Eury Perez tossed five shutout innings and the Miami Marlins held on to beat the Colorado Rockies 6-5 in Denver on Tuesday night.
Heriberto Hernandez, Eric Wagaman and Javier Sanoja had two hits each for Miami (71-80) in a game that was delayed for 61 minutes by rain.
Perez (7-5) allowed one hit, walked none and struck out six in five innings before the rain delay forced him out of the game.
The Marlins led 6-0 before the Rockies scored three runs in the eighth inning and two in the ninth.
Ronny Henriquez picked up his seventh save despite allowing two runs (one earned) in 1 1/3 innings as the Marlins won for the fifth time in six games.
Mickey Moniak hit a three-run homer and singled and Kyle Karros had two hits and two runs for Colorado (41-110). The Rockies have lost 20 of their past 24 games.

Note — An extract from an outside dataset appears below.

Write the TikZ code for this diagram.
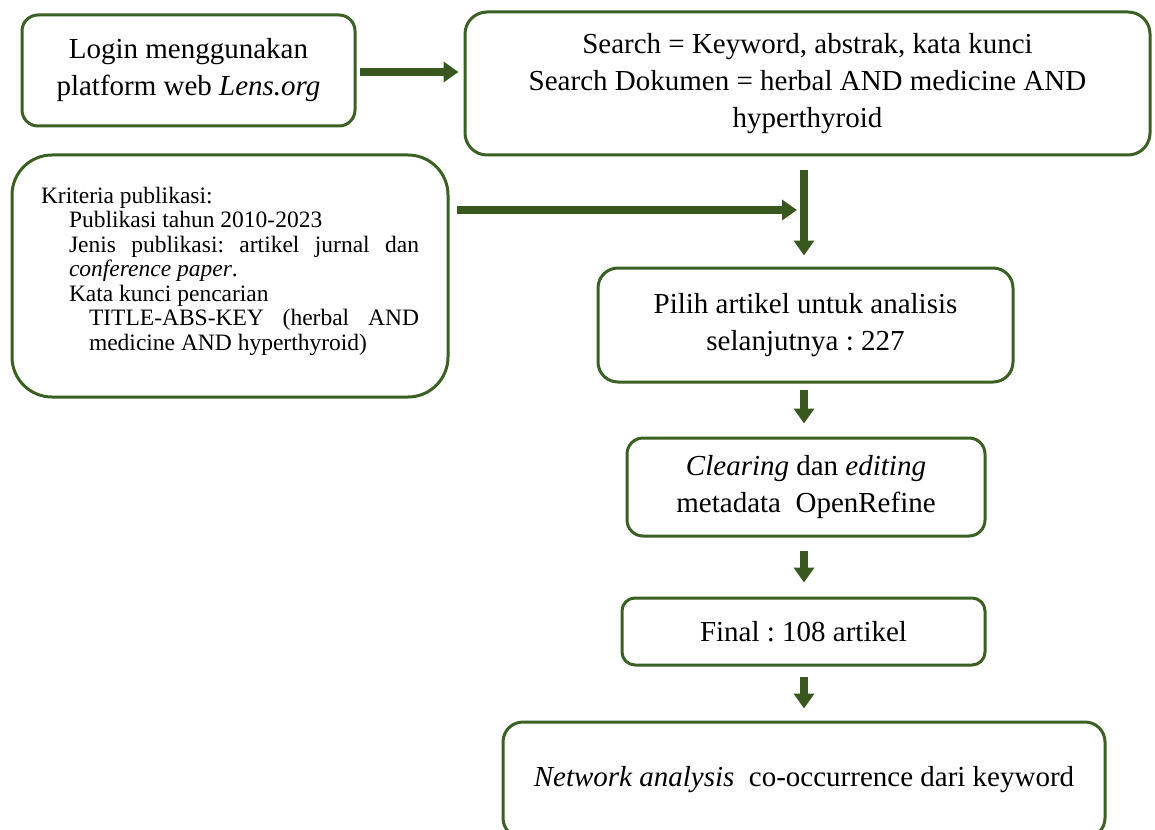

The starters breezed through the first two innings before Colorado’s Kyle Freeland ran into trouble in the third. Joey Wiemer was hit by a pitch with one out, went to third on Sanoja’s single to center and scored on a sacrifice fly by Otto Lopez.
Agustin Ramirez walked and Jakob Marsee followed with a two-run double to give Miami a 3-0 lead.
The Marlins padded their lead in the sixth. Hernandez and Wagaman opened the inning with consecutive singles, and both scored on a one-out double to center by Dane Myers. Sanoja drove in Myers with a two-out double to right.
That was all for Freeland (4-16), who allowed six runs on eight hits in 5 2/3 innings. He walked one and fanned out. Jaden Hill got the last out of the inning before a heavy rain forced the delay.
Myers drove a ball to the wall in center in the top of the eighth, but Brenton Doyle made a leaping catch to rob a potential home run.
The Rockies, who had one hit through seven innings, got singles by Karros and Tyler Freeman in the eighth ahead of Moniak’s 22nd homer, a shot to right-center off Michael Petersen.
Colorado nearly completed the comeback in the ninth.
Doyle led off with a single, went to third on Karros’ one-out single and scored on a sacrifice fly by Yanquiel Fernandez. Freeman was hit by a pitch, and Moniak’s infield single and a throwing error by first baseman Wagaman made it a one-run game.
Hunter Goodman lined to third to end the game.